Clash of the Sky Galleons is the ninth book (third chronologically) in The Edge Chronicles. It is the third and last in the Quint trilogy. It was published in 2006.
“Quint is traveling with his father, Wind Jackal, on a mission to track down and bring to justice Turbot Smeal, the man who started the fire that killed their family. Having left behind his studies at the Knights Academy, Quint is now eager to learn what it really means to be a sky pirate and to learn from his father. But Wind Jackal is consumed by his desire to capture Smeal, and his judgment is flawed. His actions endanger the lives of his crew and his son. As they travel from the taverns and backstreets of Undertown and the wonders of the shipbuilders’ yards to the dark dangers of the Deepwoods, Quint and Maris become separated from the rest of the crew. Finally, at the mysterious, ghostly sky-wreck in Open Sky, they discover the truth about Smeal.”
“Turning on his heels, Thaw Daggerslash headed from the stairs that led up to the balconies, passing through the huddled clusters of sky pirates as he went. Mingling together in the Tarry Vine tavern, there seemed to be members of every tribe and clan in the Edgelands—mobgnomes, cloddertrogs, brogtrolls, slaughterers, waifs and goblins of every type, from lop-ears and hammerheads, to long-haired and tusked.
In stark contrast, Thaw Daggerslash himself was a fourthling—and proud of it.
Unlike the tribes and clans of the Deepwoods, who identified closely with their own kind and shared fierce loyalties and cherished customs, fouthlings could not clearly be categorized. They weren’t goblins or trogs, waifs or trolls, but often had shared ancestors who were all of these and more. Kobold the Wise, leader of the Thousand Tribes centuries before the floating city of Sanctaphrax was even dreamed of, had named these outsiders fourthlings—for the blood of the tribes from all four corners of the Edgelands mingled in their veins.”
“Far up at the top of the tower was the Galerider—and it looked magnificent. The varnished wood and the polished metal gleamed like new. The spider-silk sails that Spillins and Ratbit had delivered were in place and almost glowing in the lowering sun—with a corner of the extra sailcloth sticking out from the top of the reappointed caternest glowing brightest of all. Steg and Tem’s ropes and rigging, fresh from the chandlery sheds, had been secured to the mast, hull and deck-cleats, and now whispered softly as the gentle breeze blew through them.
The biggest difference, however, was the body of the sky ship. Not only had the gaping hole disappeared, but all trace of the cloud-limpet and sky-fungus damage—made so much worse by the terrible storms they’d faced at the cliff edge—had been totally removed. Master carpenters and expert polishers had done their work well and now, freshly plugged, trimmed and varnished, the hull of the magnificent sky ship gleamed in the afternoon sun.”

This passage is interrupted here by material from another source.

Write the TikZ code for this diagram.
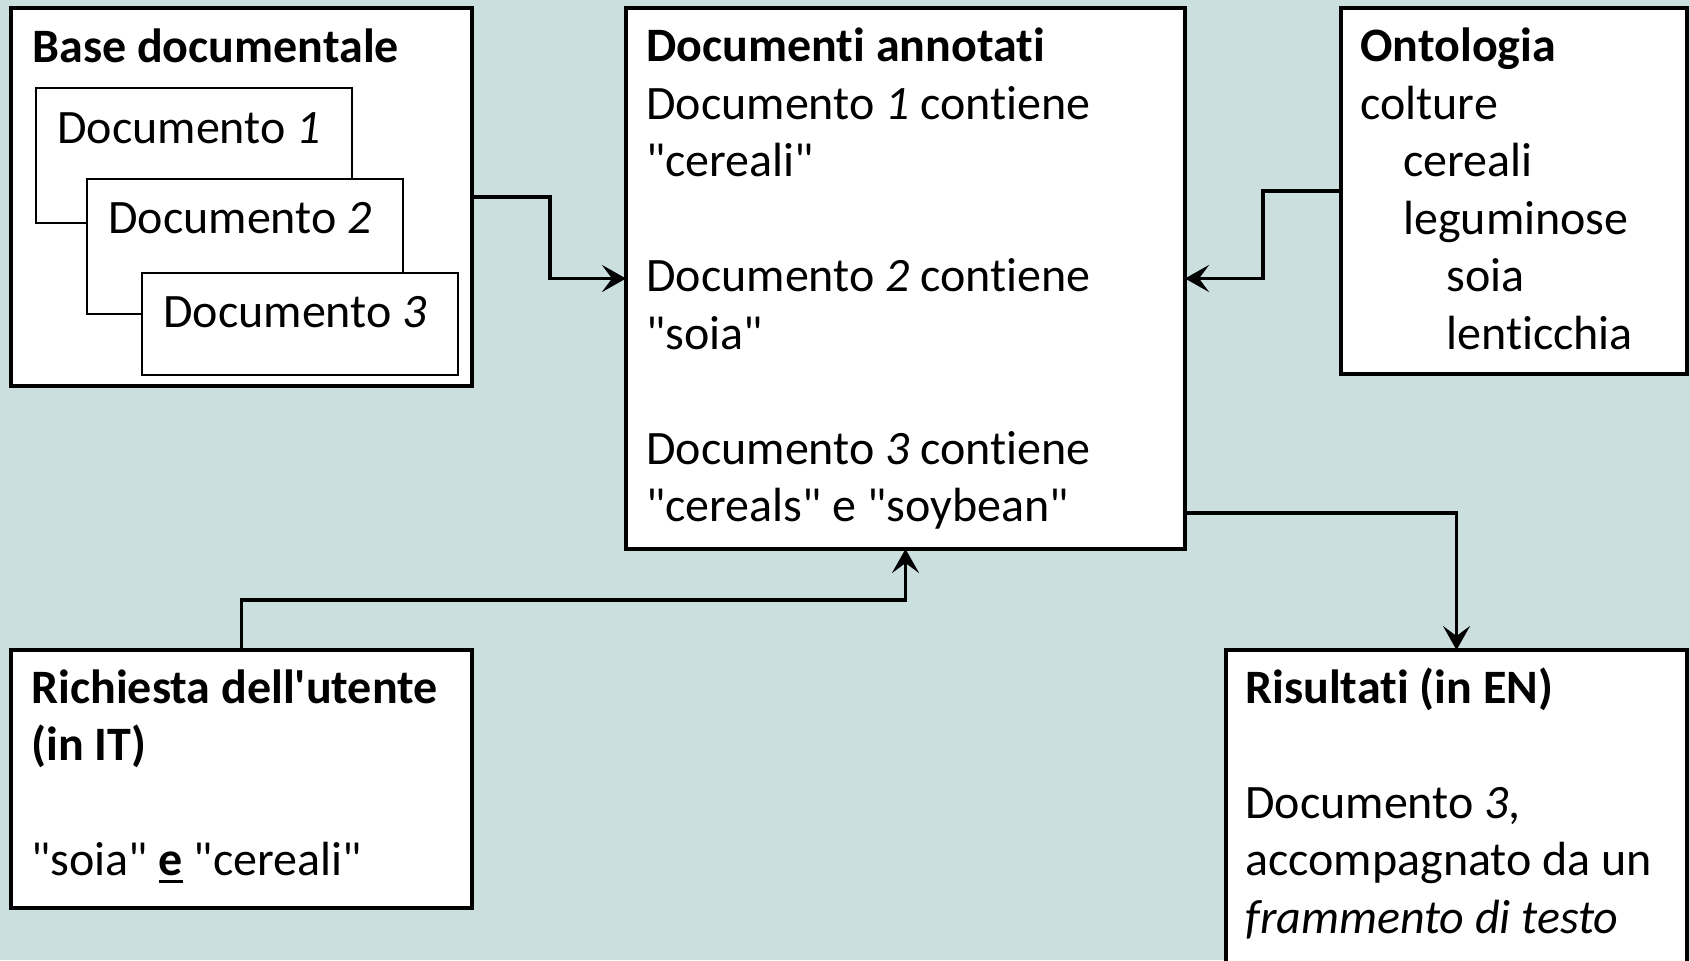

Recommended Age Range: 14+
What I Liked:
Clash of the Sky Galleons is a very satisfactory ending to the Quint trilogy. It is, I think, the best book in the trilogy (although The Curse of the Gloamglozer is very good as well).

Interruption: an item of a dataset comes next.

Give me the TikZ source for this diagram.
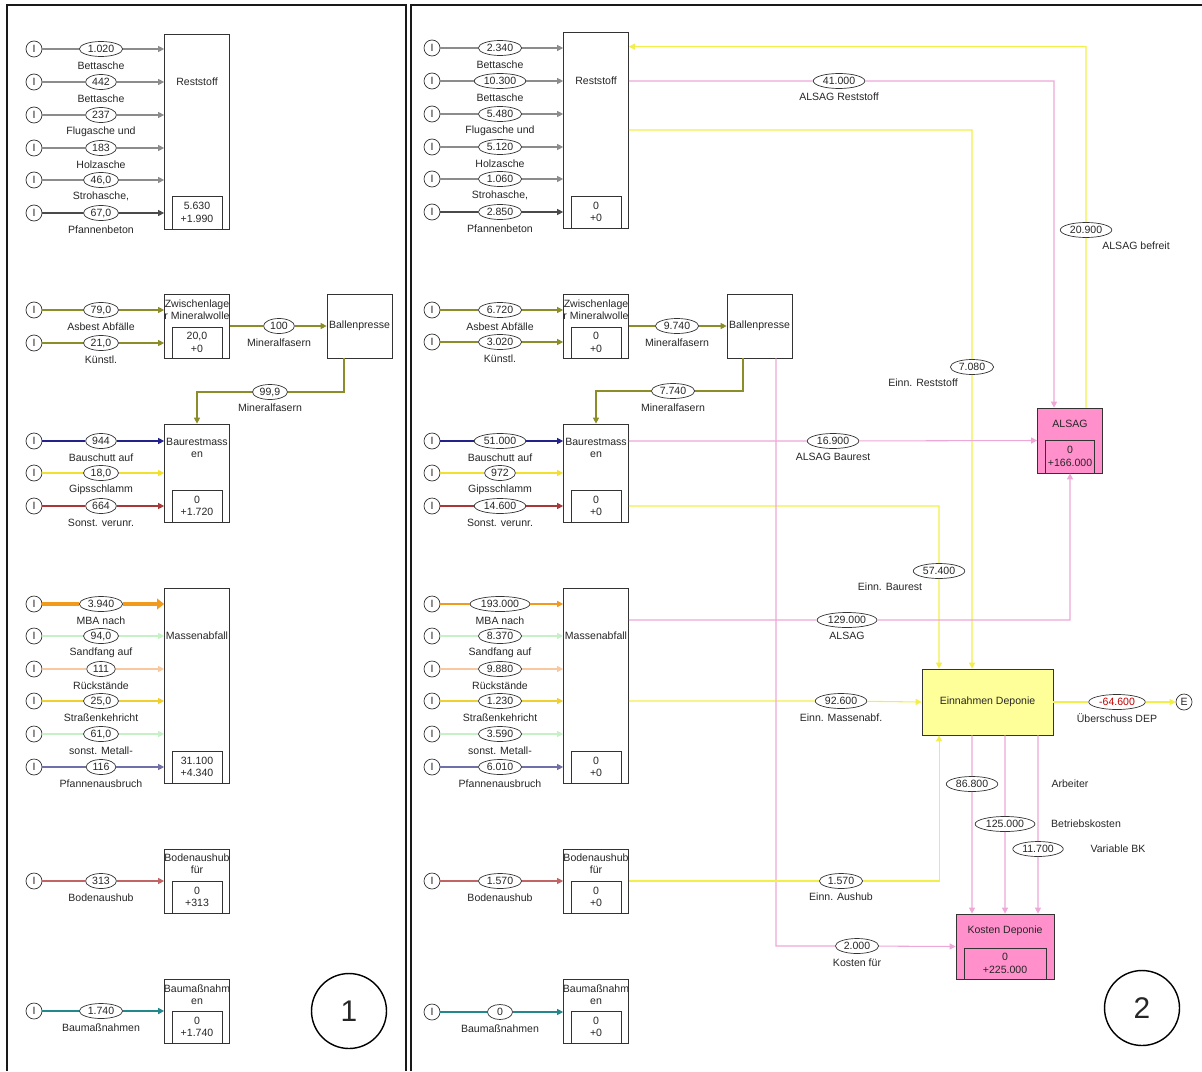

Once again, there are characters that we are familiar with—such as Tem, who shows up again in both the Twig and Rook trilogies, and Tuntum, who is in Beyond the Deepwoods and Midnight over Sanctaphrax—who really just add to the story. I’ve already waxed on about what I think of this circularity of characters, so I’ll leave it at that.
I love the way that the final Big Battle ends, for no apparent reason. It’s anticlimactic, but in a good way. It also just shows how conniving and treacherous the people of Undertown are.
I also really enjoyed the villain. I really don’t want to say too much because of spoilers, but I think the villain of this book is perhaps the best villain just because Stewart dealt with him in an original (for The Edge Chronicles) way.
What I Didn’t Like:
Nitpicky: The version of the cover art that was on the book that I read completely spoils who the villain is if anyone pays the slightest amount of attention to detail (which is why, if you noticed, I didn’t post that version of the cover). Also, a type of creature is mentioned here by name that doesn’t get named until The Last of the Sky Pirates, which takes place decades later—which means that either Rook is an incredible guesser/namer, or Stewart goofed up.
The sky pirates during the Big Battle at the end really didn’t act the way they’d been set up to act in other books. What they did just seemed very against their character as a whole.
Clash of the Sky Galleons finishes the Quint trilogy on a strong note. The villain is one of the best done by Stewart in the series and the characters as a whole are still great (if a bit over-the-top in their dialogue at times). There a few nitpicky things here and there, but overall, a great ending.